Why the wrong people thrive like maggots: a 51 year old lesson

No need to go to Canada to get it wrong. We have plenty of our own screw-ups, thank you

An excellent editorial in Money Week – Britain’s leading  and best financial magazine – discusses the new boss of the Bank of England, who has been drafted in from Canada.

It points out that during his tenure Canada’s economic situation has radically declined, partly because he followed the same disastrous policies as all the other central bankers – but if anything with more enthusiasm.

We have plenty of home-grown flops (like the man he is about to replace) so this import policy seems suspect.

It reminds me of one of our best recent jokes, when the New York Times imported Mark Thompson, the overpaid walking disaster previously running the BBC – just before the shit hit the fan there – and  paid him even more. He should have no trouble repeating his previous trick in a new playground.

Why does this idiocy happen? I will tell you.

1. Usually the people who hire know little or nothing about the job they are hiring for. They are the usual bunch of the “good and great” who have licked their way up the ladder. So they tend to choose others of the same ilk. People better at licking than at doing.

2. In the case of marketing, for instance, managing directors who know nothing about marketing, and therefore have no intelligent criteria to go by hire marketing directors. These drones last for well  under two years before being found out – then moving on to another cushy job. The good ones tend to get the job by chance and stay long enough to achieve something. They are not often on the market.

3. The first interview I had for a job in a big London advertising agency over 51 years ago – taught me why all this happens. The man thought my work good (it wasn’t, but he couldn’t tell, the buffoon). But he was worried that I hadn’t done the job before, so I didn’t get it.

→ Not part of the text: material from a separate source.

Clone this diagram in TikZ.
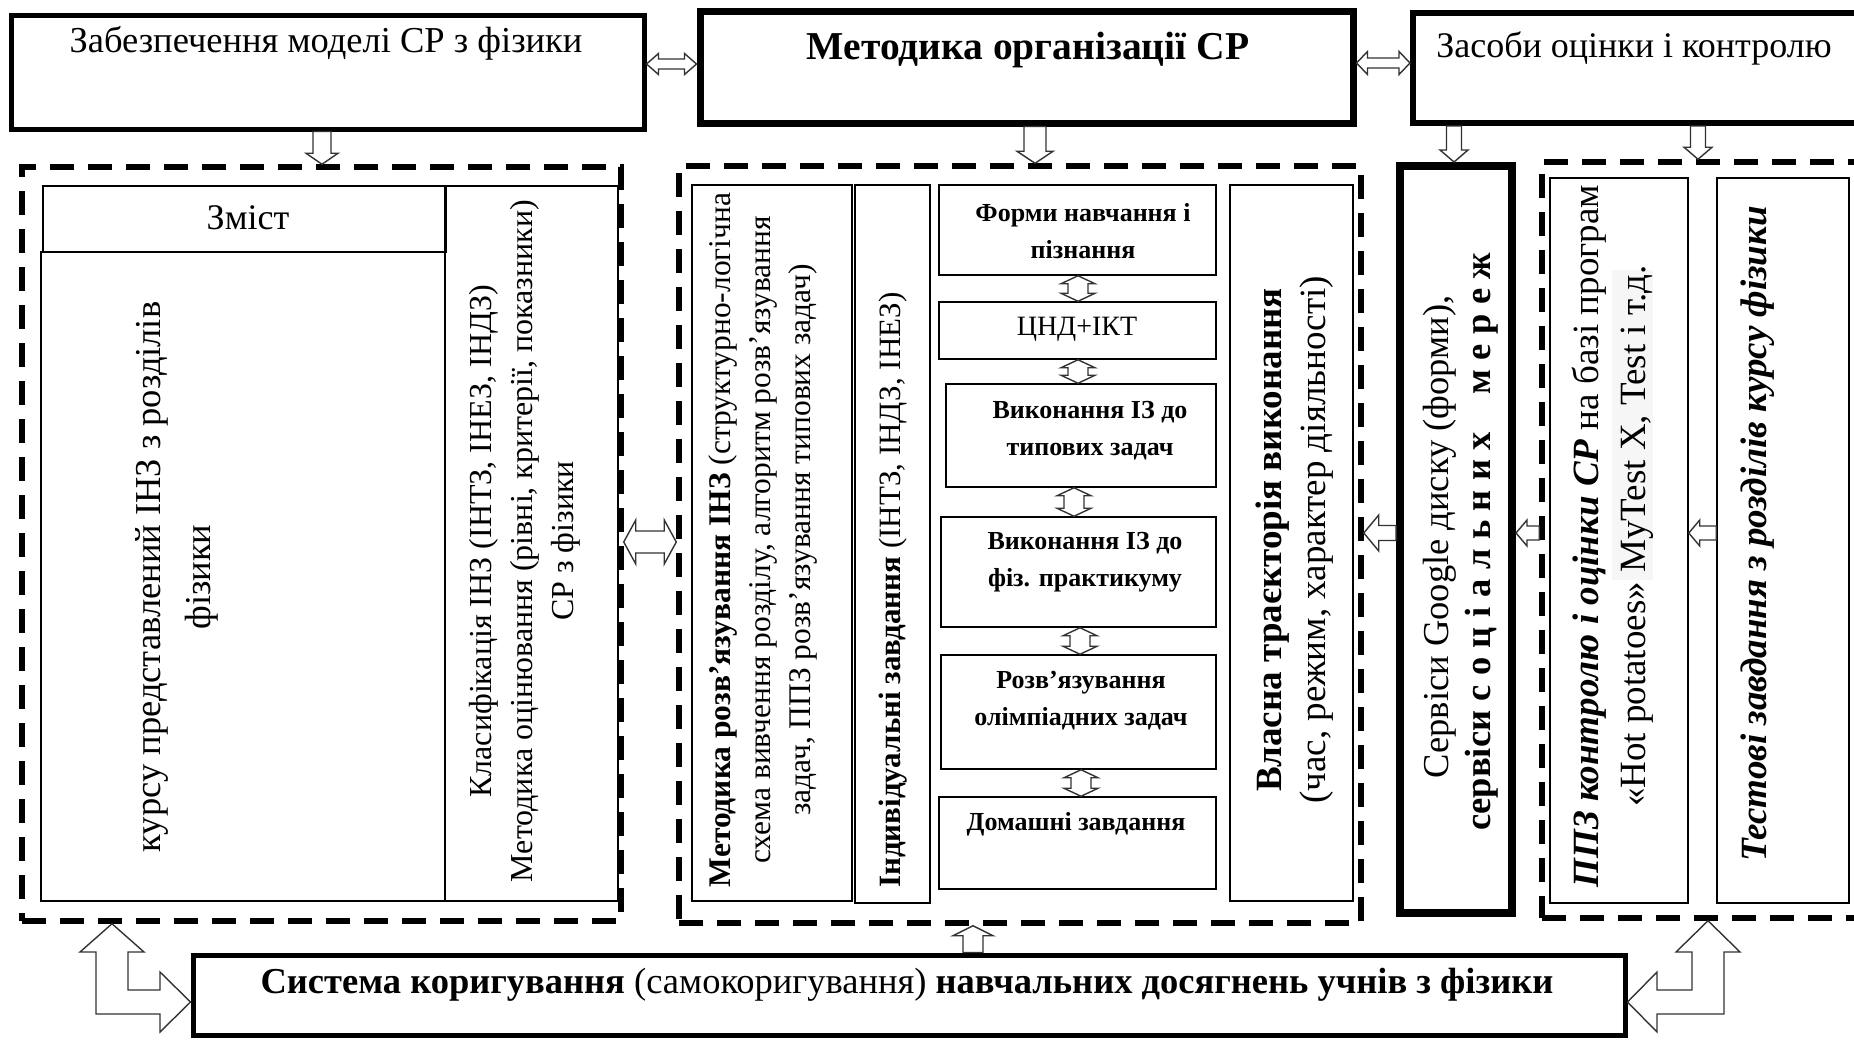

4. This is how numskulls get hired. The hirers don’t look for someone who could do things better – because they can’t tell. They look for people who have done it before. The phrase is “Do we know anyone?” Accordingly in marketing useless people go from one big job to another, getting more and more money.

5. It happens everywhere. Take investment analysts, the overwhelming majority of whom fail to beat the market or even do as well. They thrive like maggots. Or take politics. A drone like Jeremy Hunt who probably thinks Shakespeare is the name of a pub is culpably useless as culture secretary so Cameron put him in charge of health – God help us. In few areas of human life is failure so richly rewarded.

So now you know.

 

About the Author

In 2003, the Chartered Institute of Marketing named Drayton one of 50 living individuals who have shaped today’s marketing.

He has worked in 55 countries with many of the world’s greatest brands. These include American Express, Audi, Bentley, British Airways, Cisco, Columbia Business School, Deutsche Post, Ford, IBM, McKinsey, Mercedes, Microsoft, Nestle, Philips, Procter & Gamble, Toyota, Unilever, Visa and Volkswagen.

Drayton has helped sell everything from Airbus planes to Peppa Pig. His book, Commonsense Direct and Digital Marketing, out in 17 languages, has been the UK’s best seller on the subject every year since 1982. He has also run his own businesses in the U.K., Portugal and Malaysia.

He was a main board member of the Ogilvy Group, a founding member of the Superbrands Organisation, one of the first eight Honorary Fellows of the Institute of Direct Marketing and one of the first three people named to the Hall of Fame of the Direct Marketing Association of India. He has also been given Lifetime Achievement Awards by the Caples Organisation in New York and Early To Rise in Florida.

3 Comments

  1. George from Denver

    Hope you don’t mind, but I posted this to Facebook. And I wish there was a way to get it to the folks at Mises Daily! Thank you for posting this.

  2. Paul Leadbitter

    And in the worst cases, the people at the top are incapable of ever realising how useless their marketing appointees are, and the “best licker” hangs on for years and years.

    1. Drayton

      God, have I seen that a few times! Five weeks ago my partner Gerald and I went to meet the European head of a world-famous confectionery brand and his marketng head. No response to our proposal so far except an apology that it’s taken them so long. Meanwhile their main competitor is screwing them sideways – online and in store. How he got the job is a mystery anyhow. His previous job was in franchising food/beverage outlets.